When your husband agrees that you need to get it together

January 28, 2010 at 7:28 pm (General Life Updates)

That is a bad sign. Tonight, as we ate our rushed meal of frozen chicken nuggets, instant brocolli/cheese rice packet, I made the comment that I have to get it together. And K agreed with me. I said it was sad that he had to agree, and he was like, “well, what do you mean when you say that?” I said – I haven’t worked out in almost 2 weeks, I am eating everything out of control, I’m not getting anything done, I haven’t fixed a meal ahead of time in a week.” I didn’t mention how poorly I’ve been sleeping. Well, he was like “yup.”

And that’s how its been. I have gone to a bad place mentally. Today is the perfect example of how I’m feeling.

I got up (barely) to get P to school. Got her dressed, brushed, and fed and out the door in the snow. Wished it was a snow day.
Came home and went back to bed to read scriptures and doze off.
Got up when I heard K2 yelping, fed him his breakfast, made my own. Didn’t even bother to put fruit or veggie in my oatmeal. Just protein powder, sugar, peanut butter, butterscotch chips. Basically candy oatmeal. The only fruit we have left is frozen blueberries (only like in smoothies) and half an apple.
Sat down at computer and basically sat there until right before it was time to get P from school.
Went back upstairs to have a conversation/wake up K until it was time to go. Was going to get him to go, but he didn’t want to and I didn’t have a good reason to make him. I have 4 wheel drive.
Went to get P.
Came home, ate some licorice, a drink of soda.
Started making lentils and quinoa.
Watched TV, read on the computer, helped P with homework. Generally was restless and didn’t know what to do with myself, because all I really wanted to do was eat or go to bed.
The whole afternoon passed this way. Computer, TV, eating. Had licorice, Runts, soda, my lunch of quinoa and lentils w/ cauliflower, celery, and carrots. More licorice, more Runts. More. More until licorice and Runts are gone.
Made a “schedule” for next week with K about which day to do which renovations/preparations for the move.
Was useless some more.
Dinner time arrived without much preparation from me, so we tried to go cash a check to get enough money for some fast food (for shame!). The check wouldn’t cash because the girl that wrote it and told me to cash it Thursday probably didn’t expect me to try and cash it at her bank since mine was already closed. There wasn’t enough fundage, so no fast food. So we headed back home to make our chicken nuggets and rice as fast as possible to give K barely enough time to wolf down his food before he had to leave for work.
I’m still wearing the clothes I put on to take P to school. I didn’t put on a bra until about 4:30 PM. I’ve eaten so much candy and sugar in the past 24 hours that I have terrible gas and no one can stand to be around me, least of all me. I did brush my teeth this morning. Kudos to me.

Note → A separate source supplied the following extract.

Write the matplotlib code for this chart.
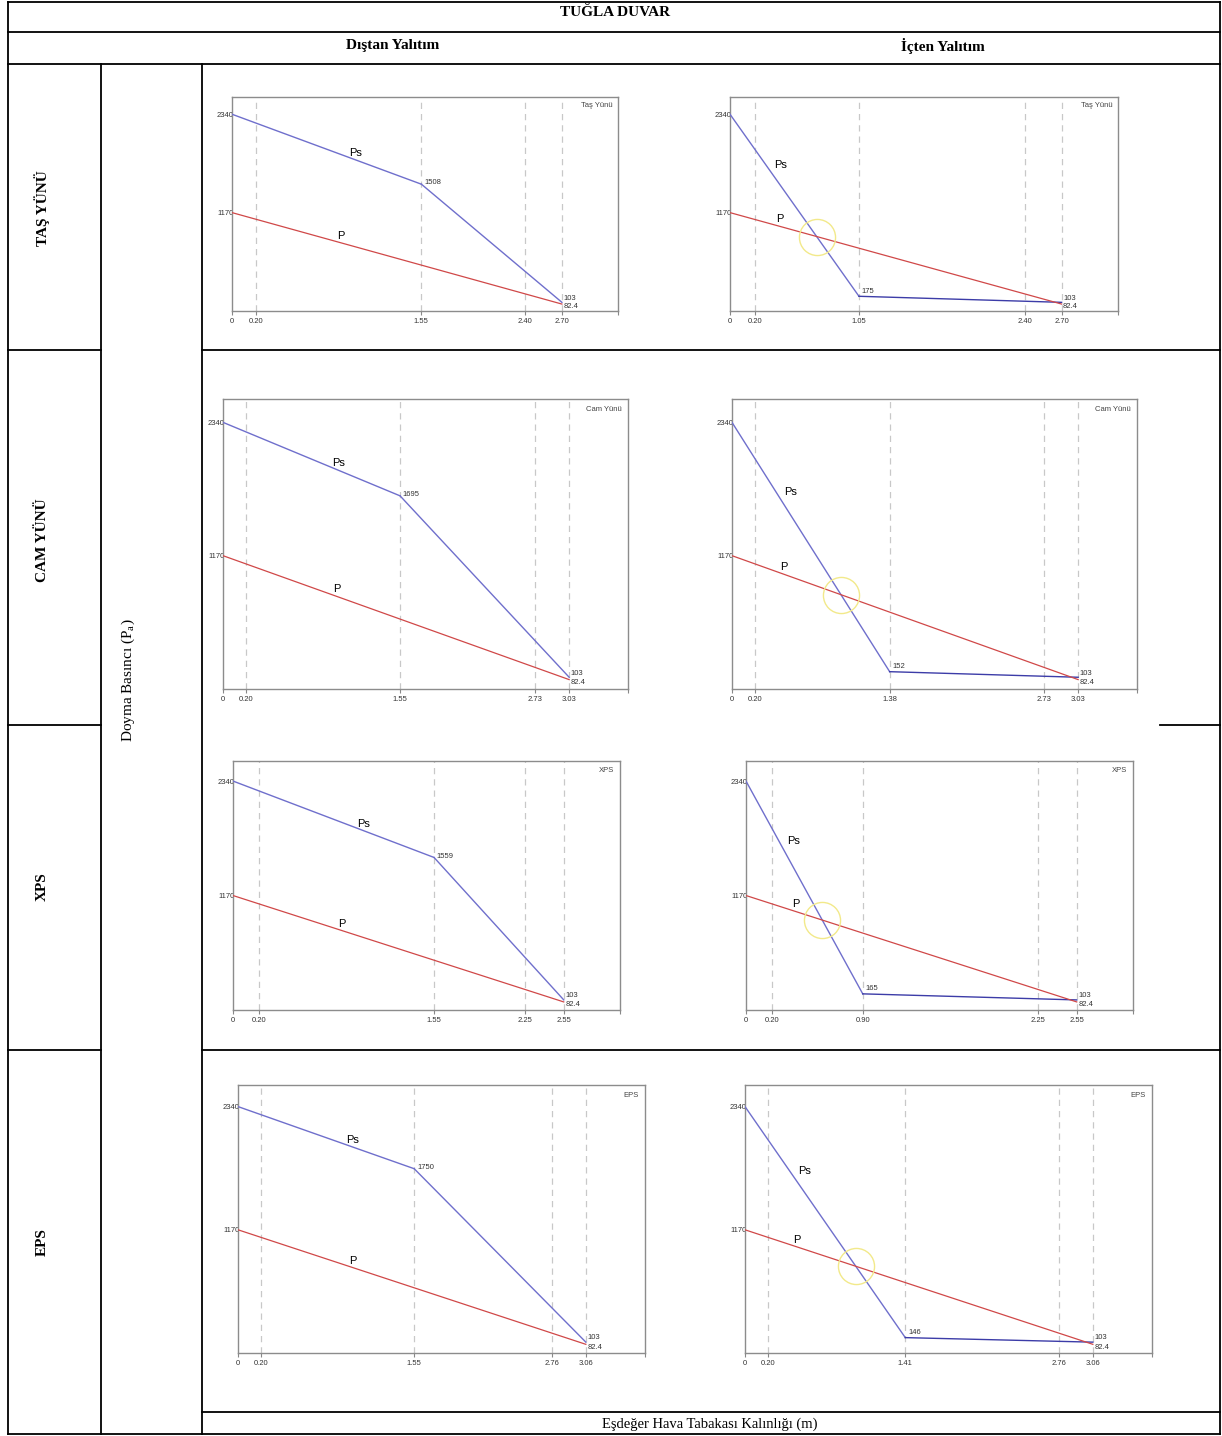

What the heck is wrong with me?? Its like I’ve sunk into this hole of complacency, anti-motivation, depression, uselessness. There are things I could be doing!!! I could work out! Just because we don’t have money to buy the paint yet doesn’t mean I can’t be cleaning or organizing or even just making lists. Good grief.

So, like I said, I’ve got to get it together. I should start tonight with working out. I should. I feel so nasty right now from chicken nuggets and sugar and gas that I can’t even imagine trying to run on the treadmill or even walk. But I have to do something to break this nasty cycle. This is a downward spiral and I’m picking up speed. Things are not going to get easier next week when we’re fixing up the house. Quite the opposite. Things are not going to be easier after K leaves for Utah and leaves me here with the kids and a house to sell. Again, the opposite.

So I have to get it together. Now. Right now. Can  you hear me trying to talk myself out of this??? Because I can, but I also hear a voice in the back of my head that says to eat another bowl of candy oatmeal instead of doing the dishes. Or drink some leftover soda before it goes flat. Or “go to bed early” so that I don’t have to work out, when that always turns into staying up late to watch TV, even if I don’t eat at the same time.

Wish me luck on throwing myself a lifeline.